Begin with the first line of the listing and quote every line through the one containing "const fmtY = d"; give only those lines.

GIVEN DATA »
---------------
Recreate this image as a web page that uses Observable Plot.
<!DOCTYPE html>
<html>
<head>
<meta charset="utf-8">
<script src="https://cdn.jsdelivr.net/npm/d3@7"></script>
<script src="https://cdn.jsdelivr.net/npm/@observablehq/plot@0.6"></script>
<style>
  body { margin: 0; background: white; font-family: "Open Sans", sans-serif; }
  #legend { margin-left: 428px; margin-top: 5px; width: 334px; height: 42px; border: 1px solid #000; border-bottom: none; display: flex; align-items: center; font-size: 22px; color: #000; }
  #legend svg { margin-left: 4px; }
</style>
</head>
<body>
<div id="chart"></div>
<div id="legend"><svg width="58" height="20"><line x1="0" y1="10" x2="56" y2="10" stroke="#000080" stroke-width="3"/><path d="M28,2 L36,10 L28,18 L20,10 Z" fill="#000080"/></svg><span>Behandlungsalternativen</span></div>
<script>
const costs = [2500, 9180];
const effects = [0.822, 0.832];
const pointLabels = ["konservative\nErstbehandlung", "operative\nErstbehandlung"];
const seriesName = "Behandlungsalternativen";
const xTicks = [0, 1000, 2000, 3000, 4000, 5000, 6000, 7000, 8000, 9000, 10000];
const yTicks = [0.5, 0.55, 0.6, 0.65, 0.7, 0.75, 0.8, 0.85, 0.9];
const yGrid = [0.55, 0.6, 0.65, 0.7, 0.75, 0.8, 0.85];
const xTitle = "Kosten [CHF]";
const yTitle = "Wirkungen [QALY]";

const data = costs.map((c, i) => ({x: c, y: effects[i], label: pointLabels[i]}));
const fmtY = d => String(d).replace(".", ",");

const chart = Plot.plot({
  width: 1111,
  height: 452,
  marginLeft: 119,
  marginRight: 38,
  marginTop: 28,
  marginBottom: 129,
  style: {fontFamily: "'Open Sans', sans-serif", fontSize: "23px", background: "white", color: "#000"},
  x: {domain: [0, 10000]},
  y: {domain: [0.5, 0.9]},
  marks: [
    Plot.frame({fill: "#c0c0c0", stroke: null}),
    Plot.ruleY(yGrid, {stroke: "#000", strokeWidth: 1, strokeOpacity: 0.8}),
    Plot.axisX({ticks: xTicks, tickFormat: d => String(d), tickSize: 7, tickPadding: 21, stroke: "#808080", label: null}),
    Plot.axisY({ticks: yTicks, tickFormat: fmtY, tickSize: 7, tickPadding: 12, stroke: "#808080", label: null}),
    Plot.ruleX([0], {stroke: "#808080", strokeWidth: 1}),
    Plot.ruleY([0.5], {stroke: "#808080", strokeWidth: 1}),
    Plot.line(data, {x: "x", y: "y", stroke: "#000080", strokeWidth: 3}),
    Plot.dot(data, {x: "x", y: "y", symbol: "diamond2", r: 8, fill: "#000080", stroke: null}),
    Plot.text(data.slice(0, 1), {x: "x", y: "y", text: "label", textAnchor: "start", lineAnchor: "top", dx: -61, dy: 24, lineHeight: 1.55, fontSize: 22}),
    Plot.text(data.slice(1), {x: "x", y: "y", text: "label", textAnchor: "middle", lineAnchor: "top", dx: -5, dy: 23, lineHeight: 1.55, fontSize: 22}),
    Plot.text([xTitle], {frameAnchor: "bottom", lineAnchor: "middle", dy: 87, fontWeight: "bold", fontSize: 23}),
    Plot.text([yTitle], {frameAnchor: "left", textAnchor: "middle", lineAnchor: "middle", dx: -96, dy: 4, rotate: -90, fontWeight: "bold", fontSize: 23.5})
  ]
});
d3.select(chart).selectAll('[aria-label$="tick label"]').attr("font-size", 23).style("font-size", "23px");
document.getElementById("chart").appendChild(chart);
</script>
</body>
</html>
---------------
THE ANSWER »
Recreate this image as a web page that uses Observable Plot.
<!DOCTYPE html>
<html>
<head>
<meta charset="utf-8">
<script src="https://cdn.jsdelivr.net/npm/d3@7"></script>
<script src="https://cdn.jsdelivr.net/npm/@observablehq/plot@0.6"></script>
<style>
  body { margin: 0; background: white; font-family: "Open Sans", sans-serif; }
  #legend { margin-left: 428px; margin-top: 5px; width: 334px; height: 42px; border: 1px solid #000; border-bottom: none; display: flex; align-items: center; font-size: 22px; color: #000; }
  #legend svg { margin-left: 4px; }
</style>
</head>
<body>
<div id="chart"></div>
<div id="legend"><svg width="58" height="20"><line x1="0" y1="10" x2="56" y2="10" stroke="#000080" stroke-width="3"/><path d="M28,2 L36,10 L28,18 L20,10 Z" fill="#000080"/></svg><span>Behandlungsalternativen</span></div>
<script>
const costs = [2500, 9180];
const effects = [0.822, 0.832];
const pointLabels = ["konservative\nErstbehandlung", "operative\nErstbehandlung"];
const seriesName = "Behandlungsalternativen";
const xTicks = [0, 1000, 2000, 3000, 4000, 5000, 6000, 7000, 8000, 9000, 10000];
const yTicks = [0.5, 0.55, 0.6, 0.65, 0.7, 0.75, 0.8, 0.85, 0.9];
const yGrid = [0.55, 0.6, 0.65, 0.7, 0.75, 0.8, 0.85];
const xTitle = "Kosten [CHF]";
const yTitle = "Wirkungen [QALY]";

const data = costs.map((c, i) => ({x: c, y: effects[i], label: pointLabels[i]}));
const fmtY = d => String(d).replace(".", ",");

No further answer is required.